If ICE enforcement is vigorous and uniform, then you are competing with your fellow strawberry farmers on a level playing field, so no single strawberry farmer is getting a raw deal. The price of strawberries paid by consumers would have to go up in order to generate the increased revenue to pay competitive salaries (exactly how much seems to be the subject of widely varying estimates), but the budget for public assistance would be expected to decrease too.

It’s impossible to compare absolute numbers (i.e. the # of illegal immigrants who could be subject to deportation, about 12 million) with the percentages you claim. How many physically capable adults are unemployed and on public assistance? If that number is less than 12 million, then there would be a real labor shortage - and in that case, rather than looking the other way while immigrants jump the fence or overstay their tourist visa, the right answer is to increase the number of work visas, allowing people to enter/live in the US as legal immigrants.

I think it is entirely possible that the administration, like many of its supporters, actually believe illegal aliens are in and of themselves a bad and dangerous thing, rather than there being a “real reason” lurking below their rhetoric.

Next most likely, IMHO, is that, like so many authoritarian governing powers, they find it useful and necessary to have a scapegoat, a culprit to point to and blame for the ills of the society. Some group to hate. It always has to be an outgroup, a population with little social power.

I’m sort of agnostic in general about whether authoritarian despots believe that kind of rhetoric or whether they are twisting their machiavellian moustaches and engaging in this as a deliberate tactic. Doesn’t matter much. It functions that way whether they believe their bullshit or not. It lures a frighteningly large percent of the population into participating in the witch-hunt and blaming the designated witches not only for the original social problems but for the new ones caused by the damn witch-hunt itself. And, where not quite that, it at least distracts them from noticing the social problems created by the witch-hunt itself. Meanwhile, to conduct a witch-hunt you need an authoritarian force with lots of unimpeded power and discretion. That only occurs at the expense of the rights of the general populace.

Cite?

Cite?

So who do we expect to see working in our meat packing plants?

Employees.

Why would you expect that, though?

You need enough people who are willing to do the work, able to do the work, and able to GET TO the work. Are we expecting people who have spent their lives in inner cities to suddenly pick up and move to the wide-open spaces, where they don’t have support systems (family, friends, churches, etc.)? There aren’t many strawberry-picking jobs in downtown Chicago, or in Dallas or Philadelphia or the Mississippi Delta.
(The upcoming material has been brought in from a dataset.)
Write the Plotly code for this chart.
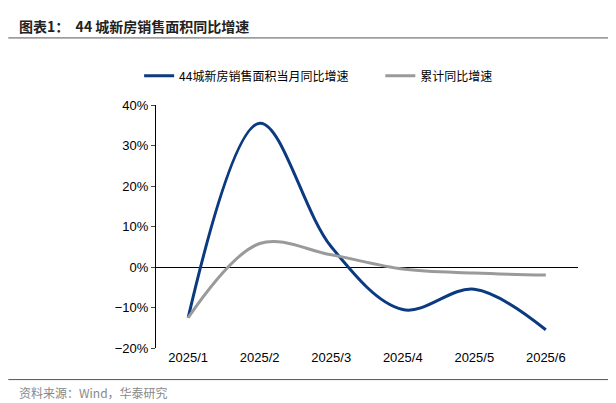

For that matter, meat-packing jobs tend to be in places like Garden City, Kansas, and Fort Morgan, Colorado, again far from the major urban centers. Are we expecting that entire families will quit other jobs in other places to move to Garden City, just so one person in the family will be able to getting a job trimming beef? What are the other family members going to do for work in places where THE major industry is cutting up dead cows? (Or do we expect to split the family, creating two households instead of one, with two sets of household bills?)

Did you miss the part where I said wages would have to go up?
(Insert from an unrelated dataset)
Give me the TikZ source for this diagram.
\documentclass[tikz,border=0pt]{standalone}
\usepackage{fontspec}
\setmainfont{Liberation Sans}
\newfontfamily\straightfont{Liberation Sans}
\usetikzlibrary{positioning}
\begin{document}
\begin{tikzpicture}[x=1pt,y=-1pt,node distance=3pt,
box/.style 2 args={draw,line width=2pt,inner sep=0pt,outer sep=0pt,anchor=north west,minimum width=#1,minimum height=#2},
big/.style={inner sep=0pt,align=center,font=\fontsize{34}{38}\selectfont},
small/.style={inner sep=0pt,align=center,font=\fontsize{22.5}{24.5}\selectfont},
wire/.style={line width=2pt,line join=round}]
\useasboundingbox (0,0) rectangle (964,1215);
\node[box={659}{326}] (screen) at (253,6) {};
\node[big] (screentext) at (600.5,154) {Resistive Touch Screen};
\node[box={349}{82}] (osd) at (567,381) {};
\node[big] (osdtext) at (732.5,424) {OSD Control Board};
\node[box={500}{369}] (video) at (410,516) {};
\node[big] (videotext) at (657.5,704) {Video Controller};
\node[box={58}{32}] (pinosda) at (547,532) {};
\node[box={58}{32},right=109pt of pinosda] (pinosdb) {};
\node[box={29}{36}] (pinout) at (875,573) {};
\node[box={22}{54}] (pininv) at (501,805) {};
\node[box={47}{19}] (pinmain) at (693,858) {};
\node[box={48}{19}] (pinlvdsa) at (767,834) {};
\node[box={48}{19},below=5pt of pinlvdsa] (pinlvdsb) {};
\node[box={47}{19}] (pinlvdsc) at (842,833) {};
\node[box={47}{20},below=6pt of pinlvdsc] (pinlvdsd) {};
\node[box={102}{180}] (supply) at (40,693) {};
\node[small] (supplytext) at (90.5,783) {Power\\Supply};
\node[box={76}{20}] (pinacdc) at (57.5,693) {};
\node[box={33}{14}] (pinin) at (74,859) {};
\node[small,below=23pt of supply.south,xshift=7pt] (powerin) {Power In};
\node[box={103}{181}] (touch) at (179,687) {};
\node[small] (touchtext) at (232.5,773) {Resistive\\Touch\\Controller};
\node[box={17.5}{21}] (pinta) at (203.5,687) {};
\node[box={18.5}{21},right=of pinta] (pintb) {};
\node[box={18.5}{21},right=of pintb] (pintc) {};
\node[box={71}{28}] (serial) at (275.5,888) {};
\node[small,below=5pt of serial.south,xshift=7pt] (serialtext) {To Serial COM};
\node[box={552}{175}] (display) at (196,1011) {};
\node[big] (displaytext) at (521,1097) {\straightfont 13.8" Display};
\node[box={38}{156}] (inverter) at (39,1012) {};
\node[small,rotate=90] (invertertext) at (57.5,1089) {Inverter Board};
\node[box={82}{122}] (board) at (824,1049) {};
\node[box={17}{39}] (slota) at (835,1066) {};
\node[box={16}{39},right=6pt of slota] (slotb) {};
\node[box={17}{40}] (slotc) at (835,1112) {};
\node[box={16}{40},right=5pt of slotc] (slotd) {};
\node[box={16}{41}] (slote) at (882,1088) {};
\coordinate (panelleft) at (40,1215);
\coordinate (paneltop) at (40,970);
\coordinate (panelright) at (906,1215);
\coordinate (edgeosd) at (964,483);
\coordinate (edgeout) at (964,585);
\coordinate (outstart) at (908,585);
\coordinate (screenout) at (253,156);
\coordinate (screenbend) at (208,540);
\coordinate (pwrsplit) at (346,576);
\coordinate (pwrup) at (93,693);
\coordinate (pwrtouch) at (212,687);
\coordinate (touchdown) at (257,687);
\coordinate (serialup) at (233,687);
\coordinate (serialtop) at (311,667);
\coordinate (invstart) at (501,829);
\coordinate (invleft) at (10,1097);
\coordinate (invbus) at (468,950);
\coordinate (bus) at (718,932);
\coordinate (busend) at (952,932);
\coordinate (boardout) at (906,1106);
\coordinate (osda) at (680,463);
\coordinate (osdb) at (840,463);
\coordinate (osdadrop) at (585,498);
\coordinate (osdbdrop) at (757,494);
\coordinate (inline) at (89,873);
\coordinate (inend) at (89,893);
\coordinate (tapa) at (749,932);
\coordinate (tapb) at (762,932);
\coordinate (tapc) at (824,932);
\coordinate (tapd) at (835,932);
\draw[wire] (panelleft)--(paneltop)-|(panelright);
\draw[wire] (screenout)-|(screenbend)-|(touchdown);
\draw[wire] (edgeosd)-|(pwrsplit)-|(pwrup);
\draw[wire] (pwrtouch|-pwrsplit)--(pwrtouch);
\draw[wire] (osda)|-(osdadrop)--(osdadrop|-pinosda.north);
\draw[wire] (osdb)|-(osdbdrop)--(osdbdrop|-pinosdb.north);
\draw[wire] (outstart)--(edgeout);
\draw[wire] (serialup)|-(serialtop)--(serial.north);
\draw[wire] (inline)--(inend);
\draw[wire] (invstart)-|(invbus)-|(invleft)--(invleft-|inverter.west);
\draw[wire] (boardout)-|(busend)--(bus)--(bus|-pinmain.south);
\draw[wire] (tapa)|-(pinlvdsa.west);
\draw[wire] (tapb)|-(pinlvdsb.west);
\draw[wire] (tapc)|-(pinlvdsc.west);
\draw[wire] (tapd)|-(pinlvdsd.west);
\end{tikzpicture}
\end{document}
Yes. People move for work all the time. If an immigrant who has spent their life in another country can suddenly pick up and move to a wide open space, where they don’t have family/friends/churches, than a city slicker can do it too. You find a new church, make new friends among your coworkers, and build a new life in a new place.

for historical reference -

for histoical reference -

I couldn’t help but notice that you didn’t require a “cite” from the OP.

Illegal aliens are those aliens who illegally enter countries other than their own, and/or illegally remain in countries other than their own.

Finding a job and sending money back to their own country is one more reason for illegal aliens to enter a country other than their own.

Photos of fruit picking machines

I imagine that some fruit picking, like for strawberries, blackberries and the like, is hard to automate.

And an alternative to increasing wages of fruit pickers or mechanizing the process is moving production to Mexico. (I already find Mexican blackberries in the supermarket under the Driscoll’s brand.)

Wages going up won’t help if your expenses go up.

For example, I know a fellow locally who is working low-wage jobs. Here, though, he has family he can stay with rent-free and friends who will give him rides and loan him small sums of money. If he moves somewhere else, he suddenly has rent and car expenses to deal with–it’s going to take quite a large increase in wages just to break even.

That’s actually quite common in lower-income situations–there’s a lot of barter and ride-sharing and couch-surfing and trading services (I’ll watch your kids if you’ll change the oil in the car; I’ll mow your yard if you’ll give me a ride to work). A wage increase that cuts off access to these supports is a net loser.

Immigration patterns don’t work like that, though. Typically, you see entire families, or groups of people from one village, coming north, not singletons. It worked the same way when Europeans came over to Ellis Island a century ago, and the same way when the Okies and Arkies headed west during the Depression. They went with people they knew, or to join people they knew (which is why, e.g., there are Swedish communities in Minnesota and Kansas, and lots of Czechs in Kansas City, and lots of Russians in Brighton Beach).

If you are expecting individuals to move somewhere where they don’t have family/friends/churches to start a life anew, you are expecting something that is historically anomalous.

Do you mean immigrants or illegal immigrants?

If a company realized that they could create a profit of a million bucks per year for inventing, and selling, an automated blackberry picker, how many companies would produce prototypes?